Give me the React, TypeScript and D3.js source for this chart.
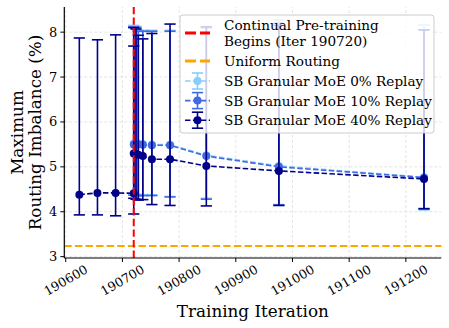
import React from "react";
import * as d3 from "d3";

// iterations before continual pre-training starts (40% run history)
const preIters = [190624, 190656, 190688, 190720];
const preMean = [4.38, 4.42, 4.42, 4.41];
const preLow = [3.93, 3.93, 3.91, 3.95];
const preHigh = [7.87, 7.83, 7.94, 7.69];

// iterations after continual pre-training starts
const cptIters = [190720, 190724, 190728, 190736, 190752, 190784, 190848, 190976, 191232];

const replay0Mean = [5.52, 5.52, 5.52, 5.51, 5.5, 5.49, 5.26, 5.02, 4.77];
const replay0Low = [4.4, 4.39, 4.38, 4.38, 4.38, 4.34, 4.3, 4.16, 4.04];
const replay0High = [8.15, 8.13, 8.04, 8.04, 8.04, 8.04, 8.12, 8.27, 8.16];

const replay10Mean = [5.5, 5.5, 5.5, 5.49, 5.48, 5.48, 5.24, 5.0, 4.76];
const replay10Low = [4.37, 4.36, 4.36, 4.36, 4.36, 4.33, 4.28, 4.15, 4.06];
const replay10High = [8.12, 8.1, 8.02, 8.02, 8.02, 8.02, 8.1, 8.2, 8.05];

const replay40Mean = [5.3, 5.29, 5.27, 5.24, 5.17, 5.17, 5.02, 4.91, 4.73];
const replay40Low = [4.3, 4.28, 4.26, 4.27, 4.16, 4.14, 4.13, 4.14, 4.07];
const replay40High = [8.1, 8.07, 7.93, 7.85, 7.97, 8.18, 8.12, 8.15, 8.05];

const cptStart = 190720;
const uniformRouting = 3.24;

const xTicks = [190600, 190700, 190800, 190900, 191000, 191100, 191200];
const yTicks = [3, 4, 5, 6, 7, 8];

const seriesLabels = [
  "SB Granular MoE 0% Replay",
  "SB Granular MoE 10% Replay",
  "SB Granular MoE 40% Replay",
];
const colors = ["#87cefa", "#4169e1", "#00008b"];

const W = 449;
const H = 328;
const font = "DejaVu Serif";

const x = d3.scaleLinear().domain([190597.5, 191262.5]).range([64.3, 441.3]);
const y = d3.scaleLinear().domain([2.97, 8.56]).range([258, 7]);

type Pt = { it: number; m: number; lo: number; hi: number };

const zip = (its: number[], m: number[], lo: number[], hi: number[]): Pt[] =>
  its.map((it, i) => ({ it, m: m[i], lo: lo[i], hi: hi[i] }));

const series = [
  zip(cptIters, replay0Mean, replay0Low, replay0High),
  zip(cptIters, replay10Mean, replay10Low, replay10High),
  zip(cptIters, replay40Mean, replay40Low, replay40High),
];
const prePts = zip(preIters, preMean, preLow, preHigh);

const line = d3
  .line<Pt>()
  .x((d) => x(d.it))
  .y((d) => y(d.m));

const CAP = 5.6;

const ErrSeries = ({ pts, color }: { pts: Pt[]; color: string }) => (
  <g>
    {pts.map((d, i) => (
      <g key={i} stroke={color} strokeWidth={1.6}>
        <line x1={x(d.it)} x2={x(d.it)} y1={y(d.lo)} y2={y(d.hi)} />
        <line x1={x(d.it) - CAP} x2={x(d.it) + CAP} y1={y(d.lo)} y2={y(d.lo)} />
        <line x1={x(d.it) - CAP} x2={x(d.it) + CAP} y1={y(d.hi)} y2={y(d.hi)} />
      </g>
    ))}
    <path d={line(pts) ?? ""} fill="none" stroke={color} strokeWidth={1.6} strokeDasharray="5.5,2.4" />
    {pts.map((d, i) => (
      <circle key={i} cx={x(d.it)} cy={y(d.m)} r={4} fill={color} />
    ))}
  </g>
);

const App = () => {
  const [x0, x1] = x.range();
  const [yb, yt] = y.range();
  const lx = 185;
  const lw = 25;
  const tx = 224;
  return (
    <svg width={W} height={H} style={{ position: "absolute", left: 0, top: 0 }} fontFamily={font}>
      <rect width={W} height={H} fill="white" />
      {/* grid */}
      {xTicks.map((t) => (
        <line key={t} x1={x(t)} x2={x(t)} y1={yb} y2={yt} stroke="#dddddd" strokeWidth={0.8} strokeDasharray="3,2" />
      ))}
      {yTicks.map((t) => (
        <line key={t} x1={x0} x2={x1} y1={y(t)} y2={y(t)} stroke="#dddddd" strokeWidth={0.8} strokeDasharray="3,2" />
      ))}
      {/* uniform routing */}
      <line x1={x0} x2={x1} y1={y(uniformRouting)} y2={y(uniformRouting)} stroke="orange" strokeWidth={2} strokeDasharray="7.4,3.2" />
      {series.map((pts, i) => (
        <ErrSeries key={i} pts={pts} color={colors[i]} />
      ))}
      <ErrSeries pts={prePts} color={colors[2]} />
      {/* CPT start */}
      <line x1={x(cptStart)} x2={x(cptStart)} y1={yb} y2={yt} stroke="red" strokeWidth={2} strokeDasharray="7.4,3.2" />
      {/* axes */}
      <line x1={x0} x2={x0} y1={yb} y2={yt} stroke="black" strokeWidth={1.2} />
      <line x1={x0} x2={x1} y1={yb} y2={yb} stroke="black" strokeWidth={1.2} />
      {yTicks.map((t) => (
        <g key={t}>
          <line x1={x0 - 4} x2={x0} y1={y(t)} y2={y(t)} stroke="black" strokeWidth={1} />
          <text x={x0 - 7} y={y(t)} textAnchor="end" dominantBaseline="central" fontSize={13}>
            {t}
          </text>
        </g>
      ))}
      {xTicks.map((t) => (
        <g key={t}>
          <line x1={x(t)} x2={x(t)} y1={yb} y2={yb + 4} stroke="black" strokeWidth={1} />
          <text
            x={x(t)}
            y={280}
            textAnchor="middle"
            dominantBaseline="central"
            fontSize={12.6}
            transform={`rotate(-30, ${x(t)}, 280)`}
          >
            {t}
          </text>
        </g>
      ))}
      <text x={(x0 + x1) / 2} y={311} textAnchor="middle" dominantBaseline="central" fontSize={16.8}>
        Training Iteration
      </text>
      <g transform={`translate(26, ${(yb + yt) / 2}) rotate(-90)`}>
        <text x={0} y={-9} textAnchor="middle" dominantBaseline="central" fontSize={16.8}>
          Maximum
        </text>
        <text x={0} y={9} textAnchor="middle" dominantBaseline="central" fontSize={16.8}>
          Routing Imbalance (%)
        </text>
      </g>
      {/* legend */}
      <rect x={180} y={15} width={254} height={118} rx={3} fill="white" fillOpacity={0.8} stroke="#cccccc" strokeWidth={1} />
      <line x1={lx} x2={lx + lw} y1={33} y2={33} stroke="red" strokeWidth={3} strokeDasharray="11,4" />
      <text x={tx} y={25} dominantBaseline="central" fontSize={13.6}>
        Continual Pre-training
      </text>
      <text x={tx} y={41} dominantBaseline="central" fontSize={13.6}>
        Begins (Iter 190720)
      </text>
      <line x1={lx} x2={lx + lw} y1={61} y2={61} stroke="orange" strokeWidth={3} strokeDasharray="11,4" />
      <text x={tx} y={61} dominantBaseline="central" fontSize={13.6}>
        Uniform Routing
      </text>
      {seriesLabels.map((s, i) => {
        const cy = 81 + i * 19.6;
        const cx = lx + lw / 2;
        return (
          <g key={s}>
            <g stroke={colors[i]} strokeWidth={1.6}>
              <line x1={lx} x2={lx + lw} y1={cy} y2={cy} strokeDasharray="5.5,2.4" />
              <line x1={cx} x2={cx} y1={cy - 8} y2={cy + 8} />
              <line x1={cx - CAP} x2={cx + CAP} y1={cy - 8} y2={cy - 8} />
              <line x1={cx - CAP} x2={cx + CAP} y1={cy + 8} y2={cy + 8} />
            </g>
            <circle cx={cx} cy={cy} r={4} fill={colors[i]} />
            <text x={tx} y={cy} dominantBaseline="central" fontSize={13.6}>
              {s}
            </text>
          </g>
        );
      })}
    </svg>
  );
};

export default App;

* * *

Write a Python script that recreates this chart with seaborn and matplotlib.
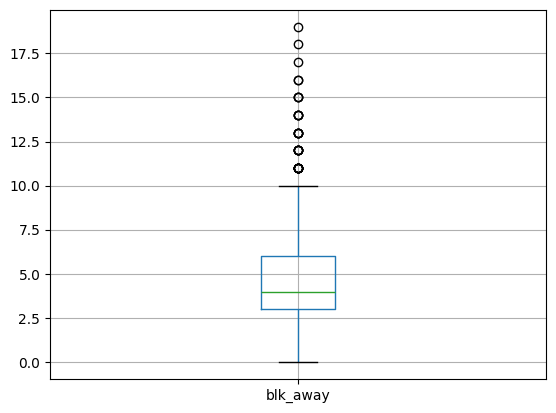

==

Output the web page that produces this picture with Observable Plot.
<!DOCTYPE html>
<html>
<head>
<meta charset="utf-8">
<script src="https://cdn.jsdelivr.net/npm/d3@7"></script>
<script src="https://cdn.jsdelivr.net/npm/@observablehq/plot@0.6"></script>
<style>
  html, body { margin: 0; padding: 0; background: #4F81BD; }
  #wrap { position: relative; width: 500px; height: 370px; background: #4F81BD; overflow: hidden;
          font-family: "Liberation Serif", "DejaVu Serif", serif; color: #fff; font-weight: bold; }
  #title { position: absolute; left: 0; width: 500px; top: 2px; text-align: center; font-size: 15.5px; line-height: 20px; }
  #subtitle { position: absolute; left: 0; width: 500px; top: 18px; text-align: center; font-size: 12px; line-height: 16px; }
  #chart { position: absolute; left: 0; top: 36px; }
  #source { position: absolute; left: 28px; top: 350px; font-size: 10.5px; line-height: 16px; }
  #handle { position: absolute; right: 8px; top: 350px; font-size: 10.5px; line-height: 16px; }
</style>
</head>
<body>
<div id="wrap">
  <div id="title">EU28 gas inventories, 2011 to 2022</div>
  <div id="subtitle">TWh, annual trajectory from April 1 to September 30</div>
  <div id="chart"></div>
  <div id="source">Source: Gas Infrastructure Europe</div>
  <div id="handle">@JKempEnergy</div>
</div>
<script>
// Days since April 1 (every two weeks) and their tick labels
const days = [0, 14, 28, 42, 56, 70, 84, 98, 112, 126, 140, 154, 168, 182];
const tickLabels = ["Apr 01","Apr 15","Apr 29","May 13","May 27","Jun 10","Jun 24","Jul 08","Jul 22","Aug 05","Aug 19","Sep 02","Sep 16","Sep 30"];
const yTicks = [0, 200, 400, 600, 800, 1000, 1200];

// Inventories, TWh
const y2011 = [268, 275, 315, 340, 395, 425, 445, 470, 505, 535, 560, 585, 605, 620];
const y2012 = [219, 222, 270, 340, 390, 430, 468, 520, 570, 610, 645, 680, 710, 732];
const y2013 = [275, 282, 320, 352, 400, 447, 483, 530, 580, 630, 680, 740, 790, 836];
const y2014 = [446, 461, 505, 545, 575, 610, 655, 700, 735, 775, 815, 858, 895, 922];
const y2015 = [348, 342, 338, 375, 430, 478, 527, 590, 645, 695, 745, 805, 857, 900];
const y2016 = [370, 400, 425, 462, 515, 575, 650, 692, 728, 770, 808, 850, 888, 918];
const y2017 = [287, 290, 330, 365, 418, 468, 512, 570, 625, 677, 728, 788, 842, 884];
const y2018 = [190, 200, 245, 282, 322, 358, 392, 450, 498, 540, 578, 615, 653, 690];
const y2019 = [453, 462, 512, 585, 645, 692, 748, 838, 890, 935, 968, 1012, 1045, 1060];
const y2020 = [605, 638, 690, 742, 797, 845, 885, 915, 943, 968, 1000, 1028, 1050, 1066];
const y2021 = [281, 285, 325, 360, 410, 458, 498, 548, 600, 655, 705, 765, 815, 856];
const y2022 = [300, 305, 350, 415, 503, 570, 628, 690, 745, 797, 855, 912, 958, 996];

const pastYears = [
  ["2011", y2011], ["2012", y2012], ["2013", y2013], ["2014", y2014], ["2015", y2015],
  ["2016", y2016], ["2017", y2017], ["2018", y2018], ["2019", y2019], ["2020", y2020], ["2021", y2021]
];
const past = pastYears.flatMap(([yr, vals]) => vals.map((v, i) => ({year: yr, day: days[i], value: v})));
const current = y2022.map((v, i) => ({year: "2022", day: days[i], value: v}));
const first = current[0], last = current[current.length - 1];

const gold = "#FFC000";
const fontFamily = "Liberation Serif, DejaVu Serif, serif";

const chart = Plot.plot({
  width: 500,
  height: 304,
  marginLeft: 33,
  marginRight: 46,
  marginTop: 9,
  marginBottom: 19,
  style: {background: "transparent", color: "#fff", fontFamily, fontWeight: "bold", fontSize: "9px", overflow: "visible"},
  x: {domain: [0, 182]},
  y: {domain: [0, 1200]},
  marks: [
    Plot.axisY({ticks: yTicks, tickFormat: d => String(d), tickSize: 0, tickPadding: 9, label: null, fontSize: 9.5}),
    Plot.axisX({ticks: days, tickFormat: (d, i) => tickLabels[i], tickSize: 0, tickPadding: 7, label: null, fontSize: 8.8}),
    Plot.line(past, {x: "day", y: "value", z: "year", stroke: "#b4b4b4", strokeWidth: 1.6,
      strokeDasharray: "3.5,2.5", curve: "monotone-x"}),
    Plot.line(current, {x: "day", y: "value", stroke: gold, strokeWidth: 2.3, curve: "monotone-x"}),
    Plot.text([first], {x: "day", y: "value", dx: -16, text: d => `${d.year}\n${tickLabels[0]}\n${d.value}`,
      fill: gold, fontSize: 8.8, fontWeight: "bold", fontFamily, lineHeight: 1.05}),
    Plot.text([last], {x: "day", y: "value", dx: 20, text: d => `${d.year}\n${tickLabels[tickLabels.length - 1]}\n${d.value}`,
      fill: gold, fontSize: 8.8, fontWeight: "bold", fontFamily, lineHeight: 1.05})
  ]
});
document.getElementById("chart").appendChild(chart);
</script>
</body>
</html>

## Task instructions
Up in the listing, locate the line with "Give me the"; print it and every line after it down to the line with "8.1, 8.2, 8.05];", which is included too. Skip the pictures.

## Task response
Give me the React, TypeScript and D3.js source for this chart.
import React from "react";
import * as d3 from "d3";

// iterations before continual pre-training starts (40% run history)
const preIters = [190624, 190656, 190688, 190720];
const preMean = [4.38, 4.42, 4.42, 4.41];
const preLow = [3.93, 3.93, 3.91, 3.95];
const preHigh = [7.87, 7.83, 7.94, 7.69];

// iterations after continual pre-training starts
const cptIters = [190720, 190724, 190728, 190736, 190752, 190784, 190848, 190976, 191232];

const replay0Mean = [5.52, 5.52, 5.52, 5.51, 5.5, 5.49, 5.26, 5.02, 4.77];
const replay0Low = [4.4, 4.39, 4.38, 4.38, 4.38, 4.34, 4.3, 4.16, 4.04];
const replay0High = [8.15, 8.13, 8.04, 8.04, 8.04, 8.04, 8.12, 8.27, 8.16];

const replay10Mean = [5.5, 5.5, 5.5, 5.49, 5.48, 5.48, 5.24, 5.0, 4.76];
const replay10Low = [4.37, 4.36, 4.36, 4.36, 4.36, 4.33, 4.28, 4.15, 4.06];
const replay10High = [8.12, 8.1, 8.02, 8.02, 8.02, 8.02, 8.1, 8.2, 8.05];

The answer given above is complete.